An exoplanet is a planet orbiting a star other than the Sun. Up until now,all our widely-accepted theories of how solar systems form have made the prediction that planets will orbit their stars in the same direction that the star is rotating on its own axis.
For example, the coalescence theory imagines that the sun and all the planets formed out of a spinning disc of matter - the sun coalescing first, and then the planets gathering together from the accretion disc. You can picture it yourself with no difficulty, and you don't need higher maths to realise that the planets would obviously revolve around the sun in the same direction as the rest of the spinning disc.
Even tidal theories of solar system formation - in which a passing star pulls mass off another and draws it out into what become a bunch of attendant planets - would predict that the planets and the star would rotate/revolve in the same direction.
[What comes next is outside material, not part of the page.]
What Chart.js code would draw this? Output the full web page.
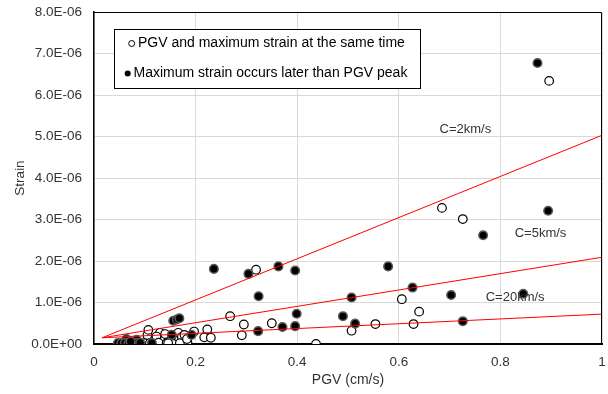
<!DOCTYPE html>
<html><head><meta charset="utf-8">
<script src="https://cdn.jsdelivr.net/npm/chart.js@4/dist/chart.umd.min.js"></script>
<style>html,body{margin:0;padding:0;background:#fff}#wrap{width:608px;height:394px}</style>
</head><body><div id="wrap"><canvas id="c" width="608" height="394"></canvas></div>
<script>
// ---- data ----
const seriesNames = ['PGV and maximum strain at the same time', 'Maximum strain occurs later than PGV peak'];
// open circles: PGV and maximum strain at the same time
const samePGV    = [0.896, 0.685, 0.726, 0.640, 0.606, 0.507, 0.554, 0.629, 0.319, 0.295, 0.291, 0.350, 0.437, 0.268, 0.223, 0.217, 0.230, 0.197, 0.184, 0.166, 0.173, 0.153, 0.156, 0.130, 0.105, 0.123, 0.140, 0.100, 0.110, 0.127, 0.143, 0.169, 0.146, 0.178, 0.183, 0.107];
const sameStrain = [6.34e-6, 3.28e-6, 3.01e-6, 0.78e-6, 1.08e-6, 0.32e-6, 0.48e-6, 0.48e-6, 1.79e-6, 0.47e-6, 0.21e-6, 0.50e-6, 0.00e-6, 0.67e-6, 0.35e-6, 0.16e-6, 0.15e-6, 0.30e-6, 0.03e-6, 0.27e-6, 0.17e-6, 0.20e-6, 0.00e-6, 0.27e-6, 0.21e-6, 0.18e-6, 0.24e-6, 0.02e-6, 0.02e-6, 0.03e-6, 0.02e-6, 0.02e-6, 0.02e-6, 0.22e-6, 0.12e-6, 0.34e-6];
// filled circles: maximum strain occurs later than PGV peak
const laterPGV    = [0.873, 0.894, 0.766, 0.703, 0.845, 0.726, 0.579, 0.507, 0.627, 0.490, 0.514, 0.236, 0.304, 0.363, 0.396, 0.324, 0.399, 0.323, 0.371, 0.396, 0.156, 0.163, 0.168, 0.192, 0.153, 0.084, 0.064, 0.047, 0.054, 0.061, 0.068, 0.075, 0.083, 0.091, 0.072, 0.114];
const laterStrain = [6.77e-6, 3.21e-6, 2.62e-6, 1.18e-6, 1.21e-6, 0.55e-6, 1.87e-6, 1.12e-6, 1.36e-6, 0.67e-6, 0.49e-6, 1.81e-6, 1.69e-6, 1.87e-6, 1.77e-6, 1.15e-6, 0.73e-6, 0.31e-6, 0.41e-6, 0.43e-6, 0.56e-6, 0.59e-6, 0.62e-6, 0.22e-6, 0.22e-6, 0.10e-6, 0.12e-6, 0.02e-6, 0.02e-6, 0.03e-6, 0.02e-6, 0.03e-6, 0.02e-6, 0.03e-6, 0.06e-6, 0.02e-6];
// reference lines strain = PGV / C
const lineNames = ['C=2km/s', 'C=5km/s', 'C=20km/s'];
const linePGV   = [0.016, 1];
const lineC2    = [0.15e-6, 5.03e-6];
const lineC5    = [0.15e-6, 2.09e-6];
const lineC20   = [0.15e-6, 0.72e-6];
// ticks
const xTicks = [0, 0.2, 0.4, 0.6, 0.8, 1];
const xTickLabels = ['0', '0.2', '0.4', '0.6', '0.8', '1'];
const yTicks = [0, 1e-6, 2e-6, 3e-6, 4e-6, 5e-6, 6e-6, 7e-6, 8e-6];
const yTickLabels = ['0.0E+00', '1.0E-06', '2.0E-06', '3.0E-06', '4.0E-06', '5.0E-06', '6.0E-06', '7.0E-06', '8.0E-06'];
const xTitle = 'PGV (cm/s)';
const yTitle = 'Strain';

// ---- build ----
const pts = (xs, ys) => xs.map((x, i) => ({x: x, y: ys[i]}));
const FONT = '"Liberation Sans", Arial, sans-serif';
const TXT = '#333333';

const lineDs = [lineC2, lineC5, lineC20].map((ys, i) => ({
  type: 'line', label: lineNames[i], data: pts(linePGV, ys),
  borderColor: '#ff0000', borderWidth: 1, pointRadius: 0, fill: false, order: 0
}));

const decor = {
  id: 'decor',
  afterDraw(chart) {
    const ctx = chart.ctx, a = chart.chartArea;
    const xs = chart.scales.x, ys = chart.scales.y;
    ctx.save();
    // top / right frame
    ctx.strokeStyle = '#000'; ctx.lineWidth = 1;
    ctx.beginPath();
    ctx.moveTo(a.left, a.top + 0.5); ctx.lineTo(a.right - 0.5, a.top + 0.5); ctx.lineTo(a.right - 0.5, a.bottom);
    ctx.stroke();
    // line labels anchored at data coordinates
    ctx.font = '13px ' + FONT; ctx.fillStyle = TXT; ctx.textAlign = 'center'; ctx.textBaseline = 'middle';
    const anchors = [[0.731, 5.17e-6], [0.879, 2.67e-6], [0.829, 1.12e-6]];
    anchors.forEach((p, i) => ctx.fillText(lineNames[i], xs.getPixelForValue(p[0]), ys.getPixelForValue(p[1])));
    // legend box
    ctx.fillStyle = '#fff'; ctx.strokeStyle = '#000'; ctx.lineWidth = 1;
    ctx.fillRect(114.5, 29.5, 306, 59); ctx.strokeRect(114.5, 29.5, 306, 59);
    ctx.font = '14px ' + FONT; ctx.textAlign = 'left'; ctx.fillStyle = '#000';
    // open marker
    ctx.beginPath(); ctx.arc(131.7, 43.5, 3, 0, Math.PI * 2); ctx.fillStyle = '#fff'; ctx.fill(); ctx.stroke();
    ctx.fillStyle = '#000'; ctx.fillText(seriesNames[0], 138, 43.5);
    // filled marker
    ctx.beginPath(); ctx.arc(127.7, 73.5, 3, 0, Math.PI * 2); ctx.fill();
    ctx.fillText(seriesNames[1], 133.5, 73.5);
    ctx.restore();
  }
};

new Chart(document.getElementById('c'), {
  type: 'scatter',
  data: {
    datasets: [
      ...lineDs,
      { label: seriesNames[0], data: pts(samePGV, sameStrain), pointRadius: 4.3, pointHoverRadius: 4.3,
        pointBackgroundColor: '#fff', pointBorderColor: '#000', pointBorderWidth: 1.2, order: 2 },
      { label: seriesNames[1], data: pts(laterPGV, laterStrain), pointRadius: 4.3, pointHoverRadius: 4.3,
        pointBackgroundColor: '#000', pointBorderColor: '#5a5a5a', pointBorderWidth: 1.5, order: 1 }
    ]
  },
  options: {
    responsive: false, animation: false, devicePixelRatio: 1,
    layout: { padding: { left: 12, right: 6, top: 12, bottom: 5 } },
    plugins: { legend: { display: false }, tooltip: { enabled: false } },
    scales: {
      x: {
        type: 'linear', min: 0, max: 1,
        afterBuildTicks: s => { s.ticks = xTicks.map(v => ({ value: v })); },
        afterFit: s => { s.height = 45; s.paddingLeft = 0; s.paddingRight = 0; },
        ticks: { callback: (v, i) => xTickLabels[i], font: { size: 13.5, family: FONT }, color: TXT, padding: 10, maxRotation: 0 },
        grid: { color: '#d9d9d9', lineWidth: 1, drawTicks: false },
        border: { color: '#000', width: 2 },
        title: { display: true, text: xTitle, font: { size: 14, family: FONT }, color: TXT, padding: 0 }
      },
      y: {
        type: 'linear', min: 0, max: 8e-6,
        afterBuildTicks: s => { s.ticks = yTicks.map(v => ({ value: v })); },
        afterFit: s => { s.width = 82; s.paddingTop = 0; s.paddingBottom = 0; },
        ticks: { callback: (v, i) => yTickLabels[i], font: { size: 13.5, family: FONT }, color: TXT, padding: 12 },
        grid: { color: '#d9d9d9', lineWidth: 1, drawTicks: false },
        border: { color: '#000', width: 1.5 },
        title: { display: true, text: yTitle, font: { size: 13.5, family: FONT }, color: TXT, padding: 0 }
      }
    }
  },
  plugins: [decor]
});
</script>
</body></html>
The very simple notion of conservation of angular momentum would explain this conclusion.
So, now that we've found that almost a quarter of a random sample of exoplanets so far discovered are going the wrong way around their stars, what do we say?
Well, Amaury Triaud says this:
"This is a real bomb we are dropping into the field of exoplanets"
And, assuming that the phenomenon is not due to an observational error (and given the number of planets displaying it, that isn't very likely), I would say he's right.
It really looks like we will have to return to the drawing board for ideas and hypotheses as to how planetary systems form.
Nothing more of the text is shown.